What is needed: Without the pictures, output the lines of the material from the very first through the one that holds "import plotly.graph_objects as go".

═══ Data excerpt ═══

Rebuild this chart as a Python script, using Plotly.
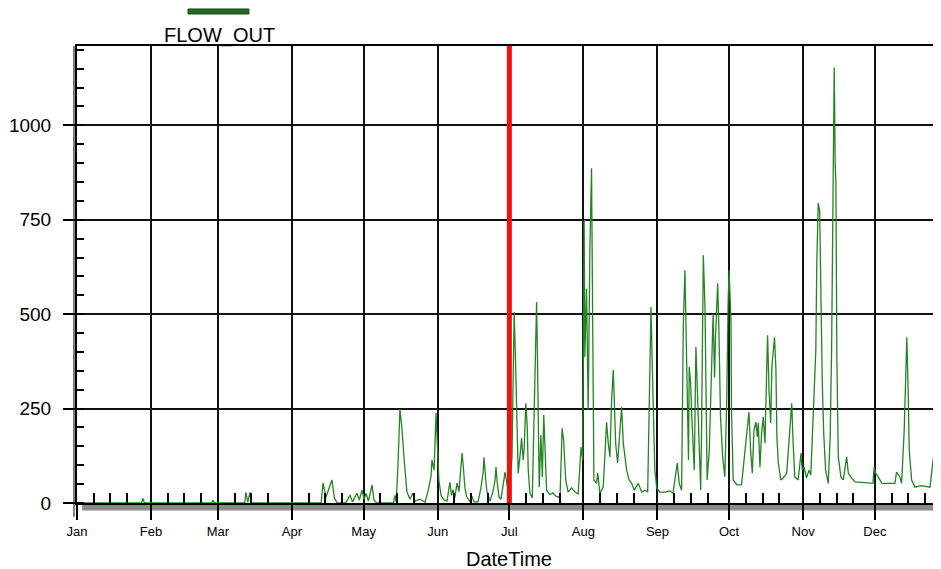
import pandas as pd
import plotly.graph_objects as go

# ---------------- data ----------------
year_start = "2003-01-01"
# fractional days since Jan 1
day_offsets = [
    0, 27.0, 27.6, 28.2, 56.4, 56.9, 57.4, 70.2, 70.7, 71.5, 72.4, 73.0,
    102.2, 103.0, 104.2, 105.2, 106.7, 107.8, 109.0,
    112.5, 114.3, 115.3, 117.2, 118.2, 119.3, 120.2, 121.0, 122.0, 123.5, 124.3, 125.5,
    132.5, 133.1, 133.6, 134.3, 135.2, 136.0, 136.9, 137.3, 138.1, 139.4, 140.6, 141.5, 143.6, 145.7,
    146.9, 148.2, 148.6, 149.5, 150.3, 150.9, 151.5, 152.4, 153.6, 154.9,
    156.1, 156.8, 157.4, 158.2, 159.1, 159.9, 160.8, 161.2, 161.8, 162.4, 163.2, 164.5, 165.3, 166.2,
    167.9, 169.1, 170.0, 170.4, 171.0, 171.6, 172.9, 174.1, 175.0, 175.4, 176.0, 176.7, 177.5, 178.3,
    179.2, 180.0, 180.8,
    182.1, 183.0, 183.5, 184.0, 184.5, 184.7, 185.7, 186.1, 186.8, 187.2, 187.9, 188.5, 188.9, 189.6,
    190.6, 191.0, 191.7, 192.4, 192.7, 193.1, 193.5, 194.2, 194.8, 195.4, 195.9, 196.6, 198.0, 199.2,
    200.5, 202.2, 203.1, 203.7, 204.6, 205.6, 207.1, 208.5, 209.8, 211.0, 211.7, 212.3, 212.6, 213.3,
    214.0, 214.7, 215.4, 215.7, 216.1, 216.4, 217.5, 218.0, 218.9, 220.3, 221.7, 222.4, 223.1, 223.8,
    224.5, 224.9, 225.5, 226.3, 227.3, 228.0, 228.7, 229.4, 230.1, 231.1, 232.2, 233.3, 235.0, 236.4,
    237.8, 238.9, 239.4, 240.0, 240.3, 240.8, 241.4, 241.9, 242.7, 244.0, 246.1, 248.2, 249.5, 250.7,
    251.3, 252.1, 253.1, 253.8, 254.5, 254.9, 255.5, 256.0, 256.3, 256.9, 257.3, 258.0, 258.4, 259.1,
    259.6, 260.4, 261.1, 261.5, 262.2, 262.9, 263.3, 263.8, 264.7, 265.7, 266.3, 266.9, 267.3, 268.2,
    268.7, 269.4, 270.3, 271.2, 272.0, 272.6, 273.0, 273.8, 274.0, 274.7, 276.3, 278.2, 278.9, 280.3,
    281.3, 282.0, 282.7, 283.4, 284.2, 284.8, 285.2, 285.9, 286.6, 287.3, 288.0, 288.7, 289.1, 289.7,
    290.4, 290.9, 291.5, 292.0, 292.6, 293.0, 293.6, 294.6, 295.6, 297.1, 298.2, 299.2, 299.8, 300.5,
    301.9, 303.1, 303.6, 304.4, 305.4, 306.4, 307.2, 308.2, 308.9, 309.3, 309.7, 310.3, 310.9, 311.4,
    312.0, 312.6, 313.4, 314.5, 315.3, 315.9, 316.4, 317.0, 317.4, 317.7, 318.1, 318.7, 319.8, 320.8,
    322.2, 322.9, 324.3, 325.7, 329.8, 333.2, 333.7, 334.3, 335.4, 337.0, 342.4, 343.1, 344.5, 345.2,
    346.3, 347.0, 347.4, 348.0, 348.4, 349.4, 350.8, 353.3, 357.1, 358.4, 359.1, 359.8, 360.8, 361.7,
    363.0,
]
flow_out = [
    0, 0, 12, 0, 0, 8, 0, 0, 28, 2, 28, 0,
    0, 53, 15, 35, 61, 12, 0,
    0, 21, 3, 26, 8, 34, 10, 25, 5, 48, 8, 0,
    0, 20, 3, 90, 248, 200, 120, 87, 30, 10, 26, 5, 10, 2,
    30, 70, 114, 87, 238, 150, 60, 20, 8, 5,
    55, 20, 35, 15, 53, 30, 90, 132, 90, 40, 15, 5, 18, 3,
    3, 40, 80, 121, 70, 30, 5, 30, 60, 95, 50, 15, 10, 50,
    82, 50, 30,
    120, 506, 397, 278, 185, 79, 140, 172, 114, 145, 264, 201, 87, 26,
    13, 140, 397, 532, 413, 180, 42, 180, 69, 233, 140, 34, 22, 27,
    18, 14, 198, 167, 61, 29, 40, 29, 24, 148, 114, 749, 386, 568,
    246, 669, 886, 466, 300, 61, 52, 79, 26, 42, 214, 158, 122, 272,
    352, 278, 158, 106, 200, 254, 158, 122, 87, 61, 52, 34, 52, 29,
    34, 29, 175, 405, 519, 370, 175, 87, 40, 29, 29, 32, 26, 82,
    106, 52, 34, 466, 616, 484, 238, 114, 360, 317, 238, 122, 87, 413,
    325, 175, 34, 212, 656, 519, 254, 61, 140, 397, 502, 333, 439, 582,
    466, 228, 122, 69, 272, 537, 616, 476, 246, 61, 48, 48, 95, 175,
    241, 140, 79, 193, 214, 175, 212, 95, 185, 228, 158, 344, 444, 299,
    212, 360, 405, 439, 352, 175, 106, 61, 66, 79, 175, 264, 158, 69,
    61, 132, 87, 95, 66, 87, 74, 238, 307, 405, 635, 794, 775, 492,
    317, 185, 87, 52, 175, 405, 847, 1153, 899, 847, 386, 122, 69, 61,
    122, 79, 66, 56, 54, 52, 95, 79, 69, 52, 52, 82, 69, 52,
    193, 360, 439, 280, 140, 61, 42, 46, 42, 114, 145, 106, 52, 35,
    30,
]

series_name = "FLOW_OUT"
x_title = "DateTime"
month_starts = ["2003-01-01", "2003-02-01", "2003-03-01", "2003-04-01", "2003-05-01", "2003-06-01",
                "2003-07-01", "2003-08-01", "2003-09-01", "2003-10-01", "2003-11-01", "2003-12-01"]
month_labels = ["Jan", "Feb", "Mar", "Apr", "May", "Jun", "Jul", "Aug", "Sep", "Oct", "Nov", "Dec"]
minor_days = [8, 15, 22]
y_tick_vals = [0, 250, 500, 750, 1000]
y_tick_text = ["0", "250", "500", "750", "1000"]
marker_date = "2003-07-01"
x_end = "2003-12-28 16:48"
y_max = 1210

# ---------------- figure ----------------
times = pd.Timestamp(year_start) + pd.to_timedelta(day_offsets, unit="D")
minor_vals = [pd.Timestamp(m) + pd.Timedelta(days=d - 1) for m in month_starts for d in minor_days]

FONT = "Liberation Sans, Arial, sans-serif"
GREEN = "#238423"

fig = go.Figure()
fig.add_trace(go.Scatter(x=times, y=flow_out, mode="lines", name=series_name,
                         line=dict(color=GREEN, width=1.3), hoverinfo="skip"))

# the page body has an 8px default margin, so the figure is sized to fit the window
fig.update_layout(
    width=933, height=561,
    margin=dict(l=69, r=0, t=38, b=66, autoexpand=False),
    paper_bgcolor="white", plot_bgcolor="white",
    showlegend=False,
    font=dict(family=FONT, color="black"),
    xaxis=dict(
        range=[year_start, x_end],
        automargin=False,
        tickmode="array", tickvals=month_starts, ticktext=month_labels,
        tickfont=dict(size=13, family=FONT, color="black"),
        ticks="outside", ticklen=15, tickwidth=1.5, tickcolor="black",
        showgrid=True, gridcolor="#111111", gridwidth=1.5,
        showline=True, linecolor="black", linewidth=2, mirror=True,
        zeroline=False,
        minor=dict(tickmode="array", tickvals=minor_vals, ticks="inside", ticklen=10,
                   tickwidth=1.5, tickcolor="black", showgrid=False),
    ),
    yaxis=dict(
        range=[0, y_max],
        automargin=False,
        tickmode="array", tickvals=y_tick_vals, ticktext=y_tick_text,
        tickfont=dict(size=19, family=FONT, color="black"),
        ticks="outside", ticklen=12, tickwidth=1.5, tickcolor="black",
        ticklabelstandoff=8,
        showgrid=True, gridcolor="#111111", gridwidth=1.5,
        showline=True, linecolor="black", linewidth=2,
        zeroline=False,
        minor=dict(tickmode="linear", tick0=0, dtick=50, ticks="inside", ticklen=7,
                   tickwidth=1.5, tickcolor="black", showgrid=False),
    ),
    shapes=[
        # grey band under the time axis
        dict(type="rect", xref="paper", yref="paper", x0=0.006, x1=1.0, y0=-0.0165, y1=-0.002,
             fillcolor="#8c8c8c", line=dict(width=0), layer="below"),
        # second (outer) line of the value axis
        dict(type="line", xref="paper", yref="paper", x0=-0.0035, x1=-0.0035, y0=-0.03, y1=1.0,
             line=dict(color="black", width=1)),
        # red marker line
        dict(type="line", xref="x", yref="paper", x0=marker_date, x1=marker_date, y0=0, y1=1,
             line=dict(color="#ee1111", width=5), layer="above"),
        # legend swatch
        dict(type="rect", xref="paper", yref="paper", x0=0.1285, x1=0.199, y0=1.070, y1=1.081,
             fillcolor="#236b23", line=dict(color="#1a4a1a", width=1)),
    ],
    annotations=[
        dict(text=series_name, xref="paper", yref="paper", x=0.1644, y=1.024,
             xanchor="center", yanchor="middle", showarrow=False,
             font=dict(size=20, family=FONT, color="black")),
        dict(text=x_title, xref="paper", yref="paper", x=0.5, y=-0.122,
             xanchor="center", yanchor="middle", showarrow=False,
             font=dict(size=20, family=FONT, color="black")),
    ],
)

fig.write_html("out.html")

═══

Right answer:
Rebuild this chart as a Python script, using Plotly.
import pandas as pd
import plotly.graph_objects as go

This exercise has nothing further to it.